* OBJECTIVE *
Check each line of the material below, and copy it if it holds the string "this".
## begin DATA TO USE
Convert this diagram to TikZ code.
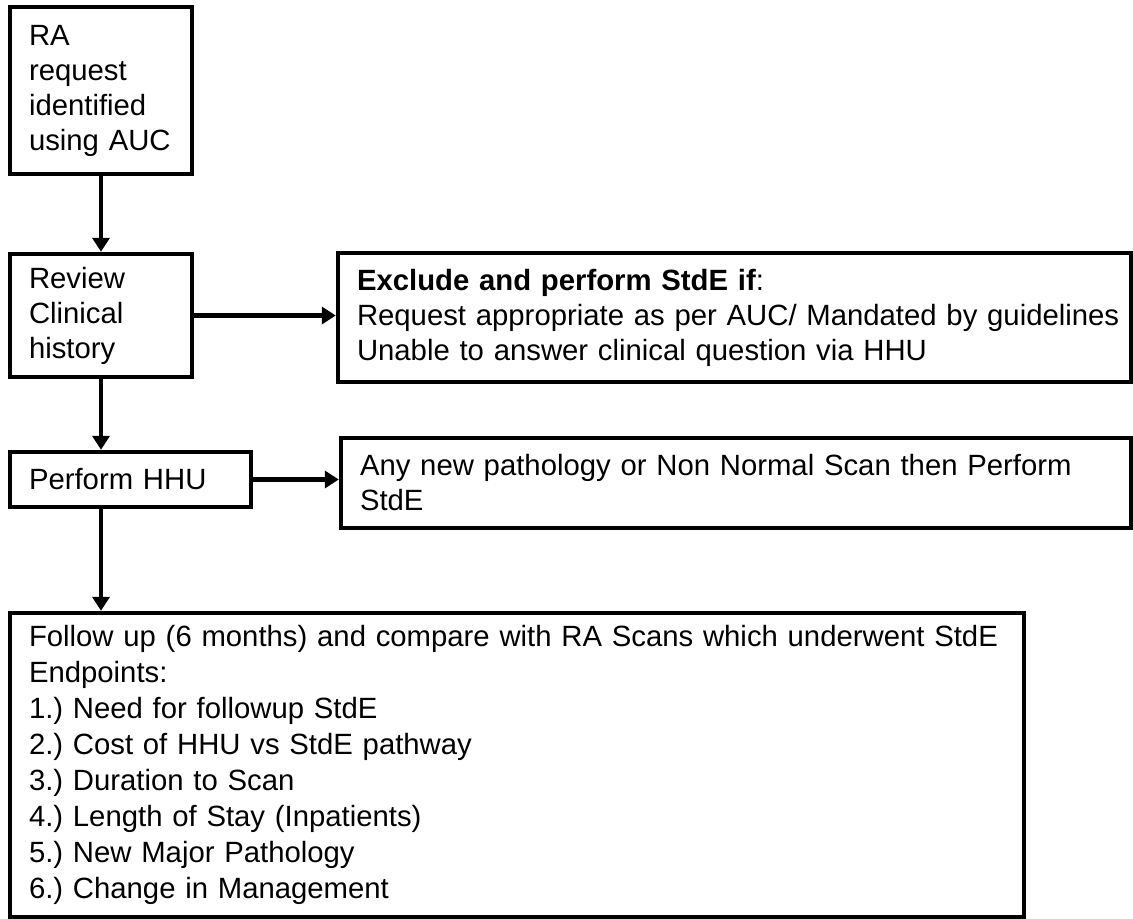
\documentclass[tikz,border=0pt]{standalone}
\usepackage{fontspec}
\setmainfont{Liberation Sans}
\usetikzlibrary{arrows.meta,calc}
\frenchspacing
\begin{document}
\begin{tikzpicture}[x=1bp,y=-1bp,
  box/.style={draw, line width=4.5bp, outer sep=0pt, anchor=north west, inner xsep=19bp, inner ysep=0pt, align=left, font=\fontsize{29.3bp}{35bp}\selectfont},
  conn/.style={line width=4.2bp, shorten >=2.2bp, -{Triangle[length=14bp,width=17bp]}}]
\fill[white] (0,0) rectangle (1133,919);
\useasboundingbox (0,0) rectangle (1133,919);
\node[box, text width=144bp, minimum height=167bp] (req) at (10,7) {RA\\request\\identified\\\mbox{using AUC}};
\node[box, text width=144bp, minimum height=123bp] (rev) at (10,254) {Review\\Clinical\\history};
\node[box, text width=755bp, minimum height=129bp] (excl) at (338,253) {\textbf{Exclude and perform StdE if}:\\\mbox{Request appropriate as per AUC/ Mandated by guidelines}\\Unable to answer clinical question via HHU};
\node[box, text width=203bp, minimum height=55bp] (hhu) at (10,452) {Perform HHU};
\node[box, text width=752bp, minimum height=90bp] (anyn) at (341,438) {Any new pathology or Non Normal Scan then Perform\\StdE};
\node[box, text width=976bp, minimum height=304bp, font=\fontsize{29.3bp}{36bp}\selectfont] (fu) at (10,613) {\mbox{Follow up (6 months) and compare with RA Scans which underwent StdE}\\Endpoints:\\1.) Need for followup StdE\\2.) Cost of HHU vs StdE pathway\\3.) Duration to Scan\\4.) Length of Stay (Inpatients)\\5.) New Major Pathology\\6.) Change in Management};
\draw[conn] (req.south) -- (rev.north);
\draw[conn] (rev.east) -- (rev.east -| excl.west);
\draw[conn] (rev.south) -- (rev.south |- hhu.north);
\draw[conn] (hhu.east) -- (hhu.east -| anyn.west);
\draw[conn] (rev.south |- hhu.south) -- (rev.south |- fu.north);
\end{tikzpicture}
\end{document}
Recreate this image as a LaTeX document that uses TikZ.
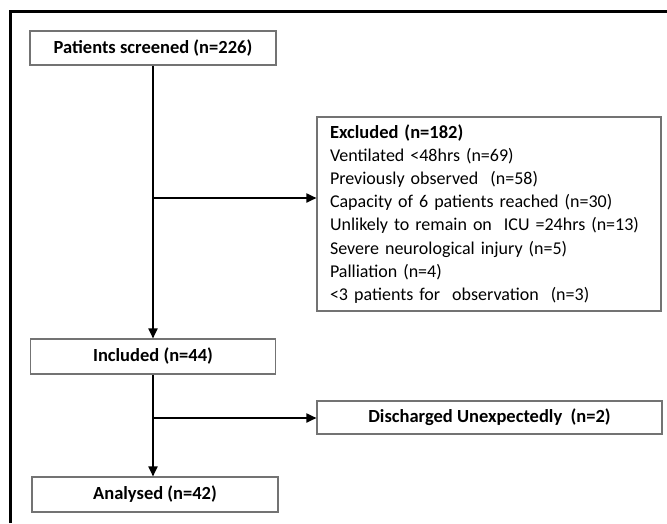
\documentclass[tikz,border=0pt]{standalone}
\usepackage{fontspec}
\setmainfont{Carlito}
\usetikzlibrary{arrows.meta}
\begin{document}
\begin{tikzpicture}[x=1pt,y=-1pt,
    box/.style={draw=black!55,line width=1.1pt,minimum height=34pt,inner sep=0pt,
      font=\fontsize{18.5}{22}\selectfont\bfseries},
    flow/.style={line width=1.8pt,-{Triangle[length=10pt,width=9pt]}}]
    \useasboundingbox (0,0) rectangle (667,523);

    \node[box,minimum width=246pt] (screened) at (153,48) {Patients screened (n=226)};
    \node[box,minimum width=245pt,minimum height=35pt] (included) at (153,356.5) {Included (n=44)};
    \node[box,minimum width=246pt,minimum height=35pt] (analysed) at (155,494.5) {Analysed (n=42)};
    \node[box,minimum width=345pt,minimum height=33pt] (discharged) at (489.5,417.5) {Discharged Unexpectedly~~(n=2)};
    \node[box,minimum width=344pt,minimum height=194pt,text width=318pt,align=left,
      font=\fontsize{18}{23.1}\selectfont] (excluded) at (489,214)
      {{\fontsize{18.5}{23.1}\selectfont\bfseries Excluded (n=182)}\\
       Ventilated <48hrs (n=69)\\
       Previously observed~~(n=58)\\
       Capacity of 6 patients reached (n=30)\\
       Unlikely to remain on~~ICU =24hrs (n=13)\\
       Severe neurological injury (n=5)\\
       Palliation (n=4)\\
       <3 patients for~~observation~~(n=3)};

    \coordinate (b1) at (153,198);
    \coordinate (b2) at (153,418);

    \draw[flow] (screened) -- (included);
    \draw[flow] (included) -- (included |- analysed.north);
    \draw[flow] (b1) -- (b1 -| excluded.west);
    \draw[flow] (b2) -- (b2 -| discharged.west);

    % frame
    \draw[line width=3pt] (10,523) -- (10,11) -- (667,11);
  \end{tikzpicture}
\end{document}
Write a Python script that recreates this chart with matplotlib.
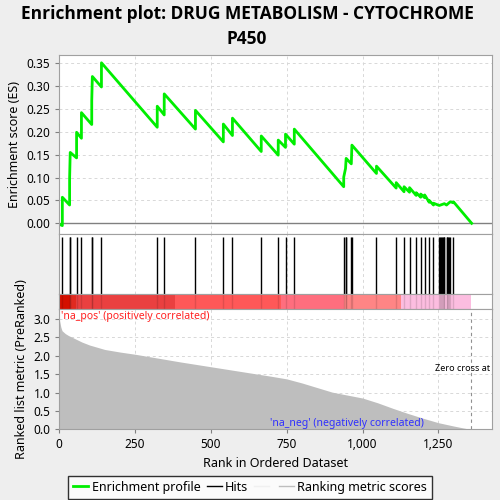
## end DATA TO USE
* EXERCISE RESULT *
Convert this diagram to TikZ code.
Recreate this image as a LaTeX document that uses TikZ.
Write a Python script that recreates this chart with matplotlib.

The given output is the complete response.